Fethard was also a medieval borough, with charters dating from the reign of Edward III. The governing charter was one of 1608, 5 James I, which decreed that the corporation should consist of a sovereign, 12 chief burgesses, a portreeve and as many as were then free or inhabiting the said town or borough. It was another complicated borough.371 The Fethard estate originally belonged to the Everards (0709), who were a prominent Jacobite family and also politically connected with the Duke of Ormonde. In. 1742 Sir Redmond Everard died in exile considerably in debt, and in 1751 his residuary heir, James Long Everard, sold the estate to Thomas Barton for £30,500 to meet the debt.

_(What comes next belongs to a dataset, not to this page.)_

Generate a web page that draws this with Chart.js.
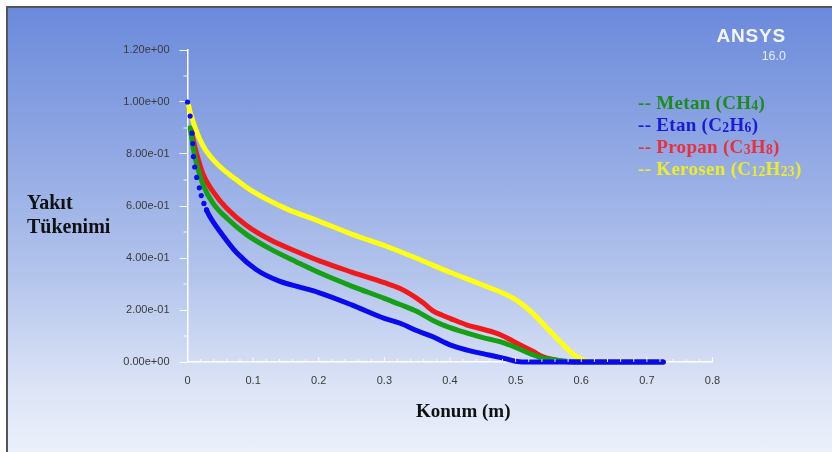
<!DOCTYPE html>
<html>
<head>
<meta charset="utf-8">
<script src="https://cdn.jsdelivr.net/npm/chart.js@4.4.1/dist/chart.umd.min.js"></script>
<style>
  html, body { margin: 0; padding: 0; background: #fff; }
  #wrap { position: relative; width: 832px; height: 452px; overflow: hidden; }
  #panel {
    position: absolute; left: 6px; top: 6px; right: 0; bottom: 0;
    border-left: 2px solid #555; border-top: 2px solid #555;
    background: linear-gradient(to bottom, #6b8adb 0%, #8ea6e3 30%, #b3c4ec 60%, #dbe3f6 85%, #ebf0fb 100%);
  }
  #chart { position: absolute; left: 0; top: 0; }
  .lbl { position: absolute; font-family: 'Liberation Serif', 'Times New Roman', serif; font-weight: bold; white-space: nowrap; }
  #ytitle { left: 27px; top: 190px; font-size: 20px; line-height: 24px; color: #111; }
  #xtitle { left: 416px; top: 400px; font-size: 19px; color: #111; }
  #legend { left: 638px; top: 92px; font-size: 19px; letter-spacing: 0.3px; }
  #legend div { height: 22px; line-height: 22px; }
  #legend sub { font-size: 72%; line-height: 0; vertical-align: -0.08em; }
  #logo { position: absolute; right: 46px; top: 25px; text-align: right; color: #f2f5ff;
          font-family: 'Liberation Sans', Arial, sans-serif; font-weight: bold; }
  #logo .big { font-size: 19px; letter-spacing: 0.8px; line-height: 22px; }
  #logo .small { font-size: 12.5px; line-height: 14px; margin-top: 2px; font-weight: normal; color: #e6ecfa; }
</style>
</head>
<body>
<div id="wrap">
  <div id="panel"></div>
  <canvas id="chart" width="832" height="452"></canvas>
  <div id="ytitle" class="lbl">Yakıt<br>Tükenimi</div>
  <div id="xtitle" class="lbl">Konum (m)</div>
  <div id="legend" class="lbl">
    <div style="color:#1e8b1e">-- Metan (CH<sub>4</sub>)</div>
    <div style="color:#1a1ad8">-- Etan (C<sub>2</sub>H<sub>6</sub>)</div>
    <div style="color:#e8313c">-- Propan (C<sub>3</sub>H<sub>8</sub>)</div>
    <div style="color:#ecec2a">-- Kerosen (C<sub>12</sub>H<sub>23</sub>)</div>
  </div>
  <div id="logo"><div class="big">ANSYS</div><div class="small">16.0</div></div>
</div>
<script>
// fuel consumption along the duct, one curve per fuel
const seriesNames = ['Metan (CH4)', 'Etan (C2H6)', 'Propan (C3H8)', 'Kerosen (C12H23)'];

const metanX = [0.004, 0.006, 0.009, 0.014, 0.024, 0.039, 0.06, 0.09, 0.126, 0.166, 0.202, 0.25, 0.3, 0.324, 0.349, 0.374, 0.4, 0.425, 0.45, 0.476, 0.502, 0.527, 0.542, 0.563, 0.58, 0.6, 0.65, 0.7, 0.725];
const metanY = [0.90, 0.87, 0.82, 0.76, 0.68, 0.61, 0.553, 0.49, 0.435, 0.385, 0.342, 0.292, 0.245, 0.221, 0.195, 0.16, 0.132, 0.112, 0.094, 0.078, 0.054, 0.027, 0.015, 0.007, 0.002, 0, 0, 0, 0];

const etanX = [0, 0.004, 0.007, 0.008, 0.009, 0.011, 0.014, 0.018, 0.021, 0.025, 0.029, 0.034, 0.05, 0.075, 0.105, 0.141, 0.171, 0.2, 0.25, 0.3, 0.324, 0.35, 0.374, 0.4, 0.426, 0.45, 0.476, 0.49, 0.5, 0.51, 0.55, 0.6, 0.65, 0.7, 0.725];
const etanY = [1.0, 0.946, 0.88, 0.84, 0.79, 0.75, 0.71, 0.67, 0.64, 0.61, 0.585, 0.56, 0.50, 0.42, 0.355, 0.31, 0.288, 0.267, 0.22, 0.168, 0.149, 0.12, 0.097, 0.066, 0.046, 0.032, 0.018, 0.009, 0.003, 0, 0, 0, 0, 0, 0];

const propanX = [0.006, 0.009, 0.014, 0.024, 0.039, 0.06, 0.09, 0.126, 0.166, 0.202, 0.25, 0.3, 0.324, 0.339, 0.359, 0.374, 0.39, 0.4, 0.425, 0.45, 0.476, 0.502, 0.527, 0.542, 0.557, 0.57, 0.59, 0.65, 0.725];
const propanY = [0.89, 0.85, 0.80, 0.72, 0.655, 0.59, 0.525, 0.47, 0.425, 0.388, 0.346, 0.305, 0.283, 0.262, 0.228, 0.197, 0.178, 0.168, 0.143, 0.126, 0.106, 0.072, 0.04, 0.02, 0.01, 0.003, 0, 0, 0];

const kerosenX = [0.002, 0.004, 0.008, 0.011, 0.024, 0.044, 0.075, 0.1, 0.15, 0.2, 0.25, 0.3, 0.35, 0.4, 0.45, 0.5, 0.525, 0.55, 0.575, 0.59, 0.605, 0.615, 0.65, 0.725];
const kerosenY = [0.985, 0.96, 0.93, 0.905, 0.83, 0.765, 0.70, 0.655, 0.59, 0.542, 0.492, 0.448, 0.398, 0.345, 0.296, 0.24, 0.19, 0.125, 0.06, 0.025, 0.006, 0, 0, 0];

const xTicks = [0, 0.1, 0.2, 0.3, 0.4, 0.5, 0.6, 0.7, 0.8];
const yTicks = [0, 0.2, 0.4, 0.6, 0.8, 1.0, 1.2];

function pts(xs, ys) {
    return xs.map((x, i) => ({ x: x, y: ys[i] }));
}

// 1.20e+00 style labels
function sci(v) {
    const parts = Number(v).toExponential(2).split('e');
    const n = parseInt(parts[1]);
    return parts[0] + 'e' + (n < 0 ? '-' : '+') + String(Math.abs(n)).padStart(2, '0');
}

function curve(label, data, color, order) {
    return {
        label: label,
        data: data,
        showLine: true,
        borderColor: color,
        backgroundColor: color,
        borderWidth: 5,
        borderCapStyle: 'round',
        borderJoinStyle: 'round',
        pointRadius: 0,
        pointBorderWidth: 0,
        cubicInterpolationMode: 'monotone',
        clip: 8,
        order: order
    };
}

// small ticks between the labelled ones
const minorTicks = {
    id: 'minorTicks',
    afterDraw(chart) {
        const ctx = chart.ctx;
        const xs = chart.scales.x, ys = chart.scales.y;
        const base = ys.getPixelForValue(0);
        const left = xs.getPixelForValue(0);
        ctx.save();
        ctx.strokeStyle = 'rgba(255,255,255,0.9)';
        ctx.lineWidth = 1;
        for (let i = 0; i <= 40; i++) {
            const px = xs.getPixelForValue(i * 0.02);
            const len = i % 5 === 0 ? 5 : 3;
            ctx.beginPath();
            ctx.moveTo(px, base);
            ctx.lineTo(px, base - len);
            ctx.stroke();
        }
        for (let i = 1; i < 12; i += 2) {
            const py = ys.getPixelForValue(i * 0.1);
            ctx.beginPath();
            ctx.moveTo(left, py);
            ctx.lineTo(left - 4, py);
            ctx.stroke();
        }
        ctx.restore();
    }
};

const tickFont = { family: "'Liberation Sans', Arial, sans-serif", size: 11 };

// the first ethane samples are sparse, so they show as separate dots
const etan = curve(seriesNames[1], pts(etanX, etanY), '#0a0af0', 0);
etan.pointRadius = c => c.dataIndex < 11 ? 2.6 : 0;
etan.segment = { borderColor: c => c.p0DataIndex < 10 ? 'transparent' : undefined };

new Chart(document.getElementById('chart'), {
    type: 'scatter',
    data: {
        datasets: [
            curve(seriesNames[0], pts(metanX, metanY), '#16a016', 1),
            etan,
            curve(seriesNames[2], pts(propanX, propanY), '#f01a1a', 2),
            curve(seriesNames[3], pts(kerosenX, kerosenY), '#ffff14', 3)
        ]
    },
    options: {
        responsive: false,
        animation: false,
        layout: { padding: { left: 0, top: 50, right: 119.5, bottom: 0 } },
        plugins: { legend: { display: false }, tooltip: { enabled: false } },
        scales: {
            x: {
                type: 'linear',
                min: 0, max: 0.8,
                afterBuildTicks: s => { s.ticks = xTicks.map(v => ({ value: v })); },
                afterFit: s => { s.height = 90; },
                grid: { display: true, drawOnChartArea: false, drawTicks: false, color: 'transparent' },
                border: { display: true, color: '#ffffff', width: 1.5 },
                ticks: {
                    padding: 12,
                    color: '#3a3a3a',
                    font: tickFont,
                    maxRotation: 0,
                    callback: v => String(+v.toFixed(1))
                }
            },
            y: {
                type: 'linear',
                min: 0, max: 1.2,
                afterBuildTicks: s => { s.ticks = yTicks.map(v => ({ value: v })); },
                afterFit: s => { s.width = 187.5; },
                grid: { display: true, drawOnChartArea: false, drawTicks: true, tickLength: 8, color: '#ffffff' },
                border: { display: true, color: '#ffffff', width: 1.5 },
                ticks: {
                    padding: 10,
                    color: '#3a3a3a',
                    font: tickFont,
                    callback: v => sci(v)
                }
            }
        }
    },
    plugins: [minorTicks]
});
</script>
</body>
</html>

Meanwhile Cornelius O'Callaghan (1561), the elder, MP for Fethard 1761-8, had an estate in or near Fethard estimated at £6,000 p.a. He went to live in Bath and decided to settle the Fethard estate on his nephew, also Cornelius O'Callaghan (1562), who had married a daughter of John Ponsonby (1702). The borough became a bone of contention between Barton, who owned the town, and O'Callaghan (1562), who had sat for the borough from 1768 to 1785, when he was created Lord Lismore. In 1783 Fethard had 'above 900 Freemen, Sovereign, 12 Burgesses, almost all non-resident. 150 inhabitants, about 20 Protestants. Patrons, Mr O'Callaghan and Mr Barton. Soil, Mr Barton.'372 The following outline of its recent political history was given in 1790:
This Borough is by constitution free, the electors consisting of Freeholders, Burgesses and Freemen and the latter having been so much increased by the contending families of Barton (0098) and O'Callaghan (now Lord Lismore) according as they had possession of the chief magistracy, that they exceeded in number the voters of many Counties, scarce a gentleman within twenty miles of Fethard not being one of that body. This naturally should have opened the Borough, but it has not produced that effect as these Freemen, whenever they attend, consider themselves rather as the trustees of the family that introduced them here, than as the independent constituents of the candidate of their choice. After various contests for appropriating the whole of the representation, ever violent and disgraceful in their progress and sometimes not very honourable in their issue, a fair partition of the property of the Borough has taken place, Mr Barton naming one of its representatives and Lord Lismore the other. The partition is rather singular, as the noble Lord possesses not a single foot of ground, either in the town or its vicinity.373
The general elections of 1761 and 1768 illustrate what happened. In 1761 the voting was: Cornelius O'Callaghan (1561) 307, Stephen Moore (1477) 234, William Barton 156. Cornelius O'Callaghan and Stephen Moore were declared duly elected. In 1768 the voting was: Cornelius O'Callaghan (1562) 236, John Croker 183, William Barton 156, Lovelace Lowe 58.374 The majority for Mr O'Callaghan was 80 and for Mr Croker 27. The steadiness of Barton's vote is interesting and illustrates the divided nature of the constituency. In 1783 William Barton's eldest son Thomas Barton (0098) was returned with Cornelius O'Callaghan, and he sat in successive parliaments until 1797. At the time of the Union both of the original protaganists were dead and their sons Cornelius, Lord Lismore (1562) and Thomas Barton each received £7,500 in compensation.